UPDATED ON:
Tuesday, June 26, 2007
13:57 Mecca time, 10:57 GMT
 
News CENTRAL/S. ASIA
Second storm batters Pakistan
Thousands of people fled ahead of the storm
hitting the coastal region [AFP]
Thousands of people fled their homes as a powerful tropical cyclone brought torrential rains and high winds to Pakistan's Arabian Sea coast.

Cyclone Yemyin hit southwestern Baluchistan province three days after another storm killed more than 200 people in the southern port of Karachi.
The storm was "likely to cause widespread destruction and coastal flooding along Baluchistan coast due to extremely heavy rainfall, gale [force] winds and associated storm surge," Qamar-uz-Zaman Chaudhry, director-general of the Pakistan meteorological department, said on Tuesday.
He said the storm's intensity was decelerating and would subside by evening.

Most of the 120,000 residents of the southwestern port city of Gwadar were moved to higher ground, Abdul Ghaffar Hoth, the city's mayor, said. People from other smaller towns have also moved inland to escape the cyclone.
 
"We have imposed an emergency in the district and asked the army and other forces to be on alert," he said.

Communication links cut

Residents said the latest cyclone had severed road and telephone links to the affected coastal region.

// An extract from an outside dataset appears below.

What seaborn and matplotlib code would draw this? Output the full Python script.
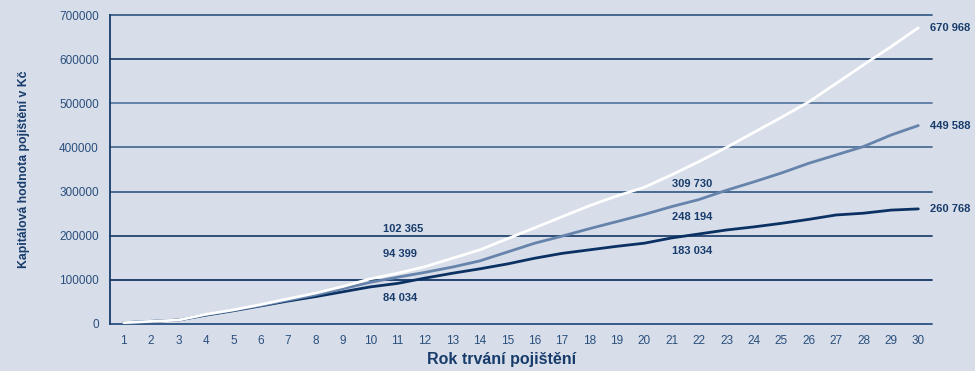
import matplotlib
matplotlib.use("Agg")
import matplotlib.pyplot as plt
import pandas as pd
import seaborn as sns

# Data
years = list(range(1, 31))
series_names = ["nízký", "střední", "vysoký"]
low_values = [3000, 6000, 9000, 20000, 30000, 41000, 52000, 62000, 73000, 84034,
              92000, 104000, 115000, 125000, 136000, 149000, 160000, 168000, 176000, 183034,
              195000, 204000, 213000, 220000, 228000, 237000, 247000, 251000, 258000, 260768]
mid_values = [3000, 6000, 9000, 21000, 31000, 42000, 54000, 66000, 80000, 94399,
              106000, 117000, 129000, 143000, 163000, 183000, 199000, 216000, 232000, 248194,
              266000, 282000, 303000, 322000, 342000, 364000, 383000, 402000, 428000, 449588]
high_values = [3000, 6000, 9000, 22000, 32000, 44000, 57000, 70000, 85000, 102365,
               115000, 130000, 149000, 168000, 193000, 218000, 243000, 268000, 290000, 309730,
               338000, 368000, 400000, 434000, 468000, 503000, 545000, 587000, 628000, 670968]
y_ticks = [0, 100000, 200000, 300000, 400000, 500000, 600000, 700000]

BG = "#d7dde9"
NAVY = "#173c6b"
TICK_COLOR = "#2a4f7c"
LINE_COLORS = {"nízký": "#0b3163", "střední": "#6684ab", "vysoký": "#ffffff"}
GRID_COLORS = ["#2a5080", "#123668", "#23446f", "#3e6189", "#4d6f95", "#5a7ba0", "#24466f", "#3b5f88"]


def fmt(v):
    return f"{v:,}".replace(",", " ")


sns.set_style("white", {"axes.facecolor": BG, "figure.facecolor": BG})
plt.rcParams["font.family"] = ["Liberation Sans", "DejaVu Sans"]

df = pd.DataFrame({
    "rok": years * 3,
    "hodnota": low_values + mid_values + high_values,
    "serie": [series_names[0]] * 30 + [series_names[1]] * 30 + [series_names[2]] * 30,
})

fig = plt.figure(figsize=(9.75, 3.71), dpi=100)
ax = fig.add_axes([110 / 975, (371 - 324) / 371, 822 / 975, 309 / 371])

for yv, col in zip(y_ticks, GRID_COLORS):
    ax.axhline(yv, color=col, linewidth=1.3, zorder=1, clip_on=False)

sns.lineplot(data=df, x="rok", y="hodnota", hue="serie", hue_order=series_names,
             palette=LINE_COLORS, linewidth=2.0, legend=False, ax=ax, zorder=3)

ax.set_xlim(0.5, 30.5)
ax.set_ylim(0, 700000)
ax.set_xticks(years)
ax.set_yticks(y_ticks)
ax.set_yticklabels([str(v) for v in y_ticks])
ax.tick_params(axis="x", length=0, pad=8, labelsize=8.5, labelcolor=TICK_COLOR)
ax.tick_params(axis="y", length=5, width=1.2, color=NAVY, pad=3, labelsize=8.5, labelcolor=TICK_COLOR)

for side in ["top", "right", "bottom"]:
    ax.spines[side].set_visible(False)
ax.spines["left"].set_color(NAVY)
ax.spines["left"].set_linewidth(1.3)

ax.set_xlabel("Rok trvání pojištění", fontsize=11.5, fontweight="bold", color=NAVY)
ax.xaxis.set_label_coords(0.476, -0.09)
ax.set_ylabel("Kapitálová hodnota pojištění v Kč", fontsize=8.8, fontweight="bold", color=NAVY)
ax.yaxis.set_label_coords(-0.097, 0.5)

label_style = dict(fontsize=8, fontweight="bold", color=NAVY, ha="left", va="center")
# year 10 labels
ax.text(10.45, 215000, fmt(high_values[9]), **label_style)
ax.text(10.45, 159000, fmt(mid_values[9]), **label_style)
ax.text(10.45, 59000, fmt(low_values[9]), **label_style)
# year 20 labels
ax.text(21.0, 317000, fmt(high_values[19]), **label_style)
ax.text(21.0, 242000, fmt(mid_values[19]), **label_style)
ax.text(21.0, 166000, fmt(low_values[19]), **label_style)
# year 30 labels
for vals in (high_values, mid_values, low_values):
    ax.text(30.43, vals[-1], fmt(vals[-1]), clip_on=False, **label_style)

fig.savefig("out.png", dpi=100, facecolor=BG)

At least three small boats were reported to have sunk and 18 fishing boats were missing as the navy sent a warship and two helicopters to search the seas for vessels caught up in the storm.

Chaudhry said that the "worst appears to be over" for southern Sindh province, which was battered by the storm at the weekend, but that widespread rains would continue until late on Tuesday.

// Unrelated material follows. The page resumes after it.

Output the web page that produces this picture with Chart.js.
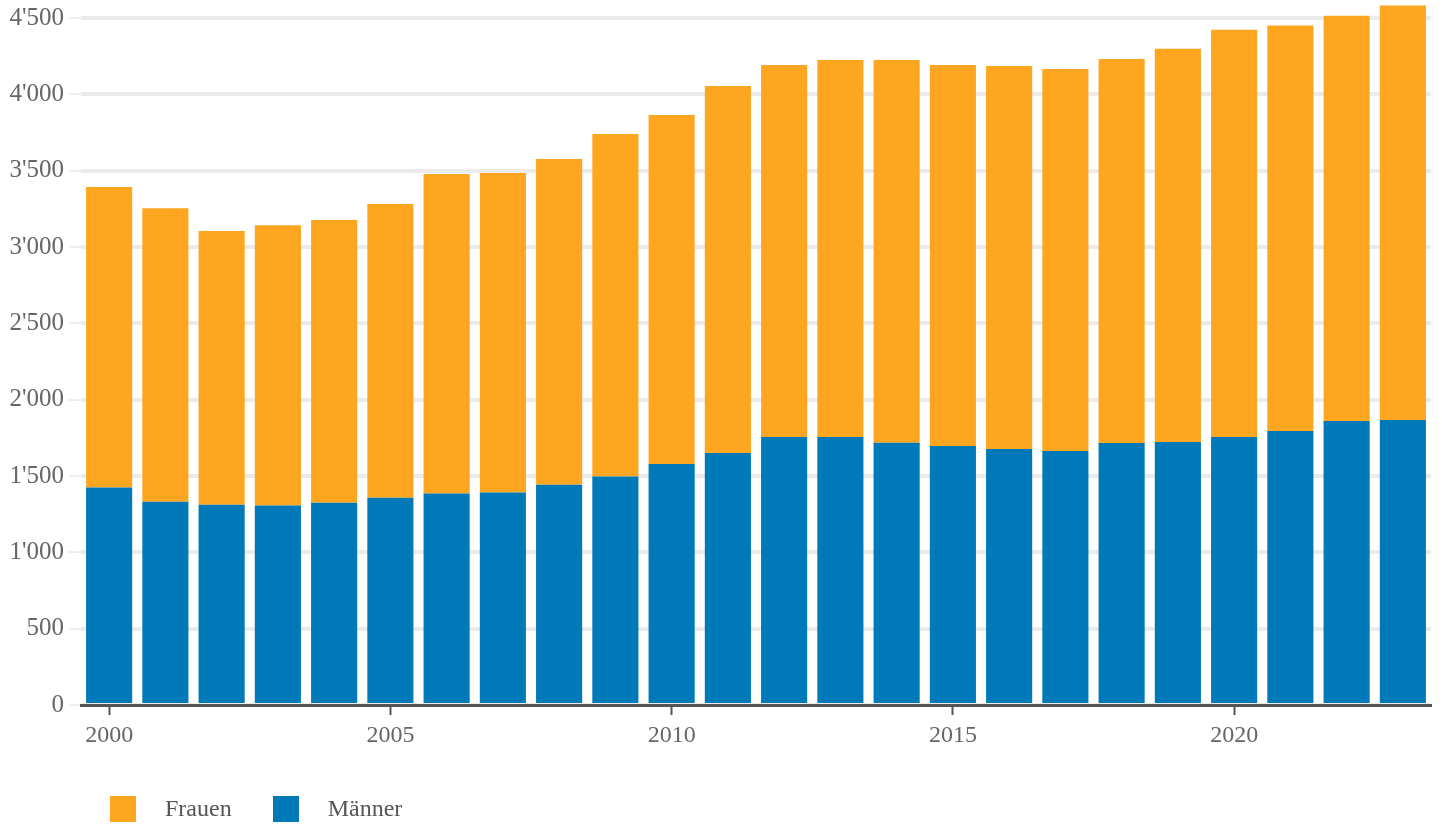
<!DOCTYPE html>
<html>
<head>
<meta charset="utf-8">
<script src="https://cdn.jsdelivr.net/npm/chart.js@4"></script>
<style>
  body { margin: 0; background: #fff; }
  #wrap { position: relative; width: 1442px; height: 827px; }
  #legend {
    position: absolute; left: 110px; top: 795px;
    display: flex; align-items: center;
    font-family: "Liberation Serif", serif; font-size: 24px; color: #555;
  }
  .item { display: flex; align-items: center; margin-right: 41px; }
  .box { width: 26px; height: 26px; margin-right: 29px; }
</style>
</head>
<body>
<div id="wrap">
  <canvas id="chart" width="1442" height="827"></canvas>
  <div id="legend"></div>
</div>
<script>
// Years on the x axis
const years = [2000, 2001, 2002, 2003, 2004, 2005, 2006, 2007, 2008, 2009, 2010, 2011,
               2012, 2013, 2014, 2015, 2016, 2017, 2018, 2019, 2020, 2021, 2022, 2023];

// Values
const maenner = [1424, 1332, 1312, 1306, 1325, 1358, 1385, 1392, 1443, 1496, 1579, 1651,
                 1756, 1756, 1717, 1697, 1677, 1664, 1716, 1723, 1755, 1795, 1860, 1867];
const frauen = [1969, 1922, 1792, 1837, 1851, 1923, 2093, 2093, 2134, 2244, 2286, 2404,
                2436, 2469, 2508, 2495, 2509, 2502, 2515, 2575, 2668, 2655, 2655, 2714];

// Y axis ticks (the axis itself runs a bit higher so the last bars fit)
const yTicks = [0, 500, 1000, 1500, 2000, 2500, 3000, 3500, 4000, 4500];
const yMax = 4600;

const orange = '#ffa620';
const blue = '#0079b9';

// thousands separator with apostrophe
function fmt(v) {
    return String(v).replace(/\B(?=(\d{3})+(?!\d))/g, "'");
}

const ctx = document.getElementById('chart').getContext('2d');
const chart = new Chart(ctx, {
    type: 'bar',
    data: {
        labels: years.map(String),
        datasets: [
            { label: 'Männer', data: maenner, backgroundColor: blue },
            { label: 'Frauen', data: frauen, backgroundColor: orange }
        ]
    },
    options: {
        responsive: false,
        animation: false,
        datasets: { bar: { categoryPercentage: 1, barPercentage: 0.82 } },
        layout: { padding: { top: 2.7, right: 11, left: 0, bottom: 0 } },
        plugins: { legend: { display: false }, tooltip: { enabled: false } },
        scales: {
            x: {
                stacked: true,
                afterFit: function (scale) { scale.height = 122; },
                border: { display: true, color: '#555', width: 3 },
                grid: {
                    offset: false,
                    drawOnChartArea: false,
                    tickLength: 10,
                    tickWidth: 2,
                    tickColor: c => (years[c.index] % 5 === 0 ? '#555' : 'rgba(0,0,0,0)')
                },
                ticks: {
                    autoSkip: false,
                    maxRotation: 0,
                    padding: 6,
                    color: '#666',
                    font: { family: 'Liberation Serif', size: 24 },
                    callback: function (val, i) { return years[i] % 5 === 0 ? String(years[i]) : ''; }
                }
            },
            y: {
                stacked: true,
                min: 0,
                max: yMax,
                afterFit: function (scale) {
                    scale.width = 81;
                    scale.paddingTop = 0; // top tick is not at the edge
                },
                afterBuildTicks: function (scale) { scale.ticks = yTicks.map(v => ({ value: v })); },
                border: { display: false },
                grid: {
                    color: '#ebebeb',
                    lineWidth: 4,
                    tickColor: '#dedede',
                    tickWidth: 1,
                    tickLength: 12
                },
                ticks: {
                    padding: 5,
                    color: '#666',
                    font: { family: 'Liberation Serif', size: 25 },
                    callback: v => fmt(v)
                }
            }
        }
    }
});

// Legend below the chart, Frauen first
const legend = document.getElementById('legend');
[['Frauen', orange], ['Männer', blue]].forEach(function (item) {
    const div = document.createElement('div');
    div.className = 'item';
    div.innerHTML = '<span class="box" style="background:' + item[1] + '"></span><span>' + item[0] + '</span>';
    legend.appendChild(div);
});
</script>
</body>
</html>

The clean-up is under way in Karachi, the capital of the province, but many areas remain without electricity or drinking water and several riots have broken out over the situation.

Kamal Hyder, Al Jazeera's correspondent in Karachi, said: "The water resources of the city are badly contaminated, electric poles are down, telecommunications are down.

"The biggest concern now is that epidemics may follow if the clean-up is not done properly."